Turniej wygląda standardowo: paringi rundowe - ilość uzależniona od ilości graczy, potem rozgrywane jest top 8. przy 60+ graczach powinno być minimum 8 rund paringów w systemie szwajcarskim kontrolowanym - parowane są osoby na dwa sposoby. Po pierwsze równa ilość punktów, po drugie wg. standardów tego systemu wygrany w rundzie poprzedniej powininien zostać sparowany z wygranym z rundy poprzedniej, a przegrany z przegranym (w miarę możliwości oczywiście). Potem jest rozgrywany turniejowy top8
Patrząc na to co obecnie się dzieje w modernowym świecie nie wiem czy jesteś przygotowany do grania w moderna w aspekcie finansowym. Każda niemal talia któa gra w modernie posiada non basic manabase, czyli fetche (minimum 50zł za sztukę), oraz shocklandy (minimum 30zł za sztukę), dodatkowo "duale" z bloku innistrad i inne landy które są nietanie. Na sam manabase trzeba wydać nierzadko 500zł, do tego masz karty które w zależności od koloru grają nie tylko w Modernie, ale i czasami w Legacy, albo T2. Podnosi to koszta talii do nierzadko średniej krajowej.

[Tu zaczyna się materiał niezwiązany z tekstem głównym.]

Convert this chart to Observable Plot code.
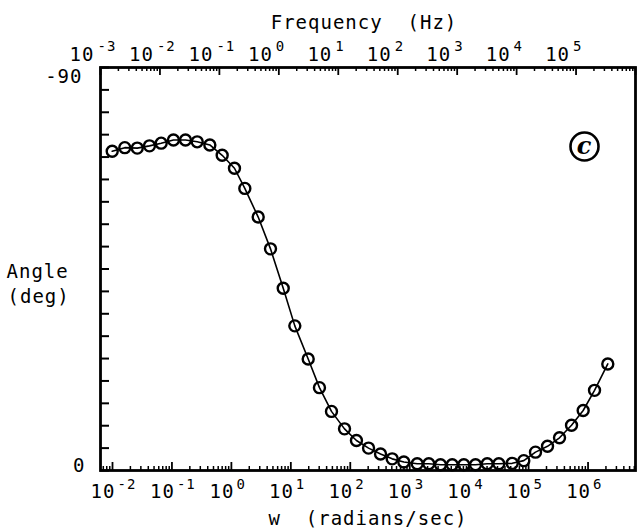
<!DOCTYPE html>
<html><head><meta charset="utf-8">
<script src="https://cdn.jsdelivr.net/npm/d3@7"></script>
<script src="https://cdn.jsdelivr.net/npm/@observablehq/plot@0.6"></script>
<style>
body{margin:0;background:#fff}
svg{display:block}
svg text{letter-spacing:1px}
</style>
</head><body><div id="chart"></div>
<script>
// angular frequency w (rad/s) of each measured point
const omega = [0.00989, 0.0161, 0.0261, 0.0419, 0.0659, 0.106, 0.169, 0.266, 0.434, 0.700,
  1.127, 1.683, 2.825, 4.55, 7.45, 11.67, 19.6, 30.3, 48.3, 80.0,
  127, 203, 323, 507, 796, 1337, 2094, 3296, 5188, 8128,
  12790, 20140, 31550, 52970, 82990, 130600, 208000, 331100, 527200, 827900,
  1285000, 2148000];
// phase angle (deg)
const angle = [-71.3, -72.1, -72.0, -72.5, -73.1, -73.8, -73.8, -73.4, -72.7, -70.4,
  -67.5, -63.0, -56.6, -49.5, -40.7, -32.3, -24.9, -18.5, -13.2, -9.3,
  -6.7, -5.0, -3.7, -2.6, -1.9, -1.5, -1.5, -1.3, -1.3, -1.3,
  -1.3, -1.5, -1.5, -1.6, -2.2, -4.1, -5.4, -7.3, -10.1, -13.4,
  -17.9, -23.8];
const bottomExponents = [-2, -1, 0, 1, 2, 3, 4, 5, 6];      // w decades (rad/s)
const topExponents = [-3, -2, -1, 0, 1, 2, 3, 4, 5];        // f decades (Hz)
const yTickLabels = [-90, 0];
const yTicks = d3.range(-90, 1, 5);

const TWO_PI = 2 * Math.PI;
const data = omega.map((w, i) => ({w, a: angle[i]}));

const W = 639, H = 530, mL = 100, mR = 4, mT = 67, mB = 60;
const fw = W - mL - mR, fh = H - mT - mB;
const xDomain = [TWO_PI * 1e-3, TWO_PI * 1e6];
const inDom = v => v >= xDomain[0] * 0.999 && v <= xDomain[1] * 1.001;

// log ticks
const bottomMajor = [], bottomMinor = [], topMajor = [], topMinor = [];
for (let k = -4; k <= 7; k++) {
  for (let m = 1; m <= 9; m++) {
    const vb = m * 10 ** k;
    if (inDom(vb)) (m === 1 ? bottomMajor : bottomMinor).push(vb);
    const vt = TWO_PI * m * 10 ** k;
    if (inDom(vt)) (m === 1 ? topMajor : topMinor).push(vt);
  }
}

const font = "DejaVu Sans Mono";
const T = {lineAnchor: "bottom", fontSize: 19};
const chart = Plot.plot({
  width: W, height: H,
  marginLeft: mL, marginRight: mR, marginTop: mT, marginBottom: mB,
  style: {fontFamily: font, fontSize: "18px", background: "white", color: "black"},
  x: {type: "log", domain: xDomain, axis: null},
  y: {domain: [0, -90], axis: null},
  marks: [
    Plot.frame({stroke: "black", strokeWidth: 2.8}),
    // bottom ticks
    Plot.ruleX(bottomMajor, {x: d => d, insetTop: fh - 8, stroke: "black", strokeWidth: 1.8}),
    Plot.ruleX(bottomMinor, {x: d => d, insetTop: fh - 4, stroke: "black", strokeWidth: 1.5}),
    // top ticks
    Plot.ruleX(topMajor, {x: d => d, insetBottom: fh - 8, stroke: "black", strokeWidth: 1.8}),
    Plot.ruleX(topMinor, {x: d => d, insetBottom: fh - 4, stroke: "black", strokeWidth: 1.5}),
    // left ticks
    Plot.ruleY(yTicks, {y: d => d, insetRight: fw - 9, stroke: "black", strokeWidth: 2}),
    // bottom tick labels
    Plot.text(bottomExponents, {...T, x: d => 10 ** d, frameAnchor: "bottom", dy: 27, dx: 3, text: () => "10", textAnchor: "end"}),
    Plot.text(bottomExponents, {...T, fontSize: 14, x: d => 10 ** d, frameAnchor: "bottom", dy: 18, dx: 5, text: d => String(d), textAnchor: "start"}),
    // top tick labels
    Plot.text(topExponents, {...T, x: d => TWO_PI * 10 ** d, frameAnchor: "top", dy: -7, dx: -6, text: () => "10", textAnchor: "end"}),
    Plot.text(topExponents, {...T, fontSize: 14, x: d => TWO_PI * 10 ** d, frameAnchor: "top", dy: -17, dx: -3, text: d => String(d), textAnchor: "start"}),
    // y tick labels
    Plot.text([yTickLabels[0]], {...T, y: d => d, frameAnchor: "left", dx: -18, dy: 15, text: d => String(d), textAnchor: "end"}),
    Plot.text([yTickLabels[1]], {...T, y: d => d, frameAnchor: "left", dx: -15, dy: 1, text: d => String(d), textAnchor: "end"}),
    // axis titles
    Plot.text(["Frequency\u00a0 (Hz)"], {...T, frameAnchor: "top", dy: -39, dx: -4, text: d => d, textAnchor: "middle"}),
    Plot.text(["w\u00a0 (radians/sec)"], {...T, frameAnchor: "bottom", dy: 54, text: d => d, textAnchor: "middle"}),
    Plot.text(["Angle"], {...T, frameAnchor: "left", dx: -94, dy: 8.5, text: d => d, textAnchor: "start"}),
    Plot.text(["(deg)"], {...T, frameAnchor: "left", dx: -93, dy: 33.5, text: d => d, textAnchor: "start"}),
    // panel label
    Plot.dot(["c"], {frameAnchor: "top-right", dx: -51, dy: 79, r: 14, stroke: "black", strokeWidth: 2.6, fill: "none"}),
    Plot.text(["c"], {frameAnchor: "top-right", dx: -51, dy: 79, text: d => d, textAnchor: "middle", lineAnchor: "middle", fontSize: 24, fontStyle: "italic", fontWeight: "bold", fontFamily: "DejaVu Serif"}),
    // data
    Plot.line(data, {x: "w", y: "a", stroke: "black", strokeWidth: 1.6}),
    Plot.dot(data, {x: "w", y: "a", r: 5.5, stroke: "black", strokeWidth: 2.4, fill: "none"})
  ]
});
document.getElementById("chart").append(chart);
</script>
</body></html>
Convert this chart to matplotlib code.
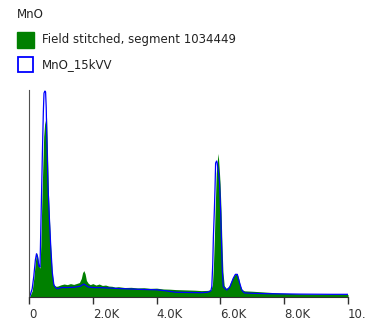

Modern na chwilę obecną cały czas się zmienia, więc nie do końca wiadomo, czy grać aggro, czy midrange. Kontrole są z reguły w odwrocie, gdyż ostatnimi czasy standard obdarowuje nas kartami typu
Voice of Resurgence który utrzymany w stole sam wygrywa z kontrolami.
Na chwilę obecną poleciłbym deck monokolorowy (ze względu na koszta), oraz typowe aggro - prosta i skuteczna zasada - jak nie znasz meta - graj aggro.
Mega fajnym deckiem są gobliny. Potrafią być naprawdę szybkie i nie wymagają zbyt dużo od kierowcy. Deck wystarcza na to, żeby ograć się na turniejach, zobaczyć co gra i powoli zbierać karty.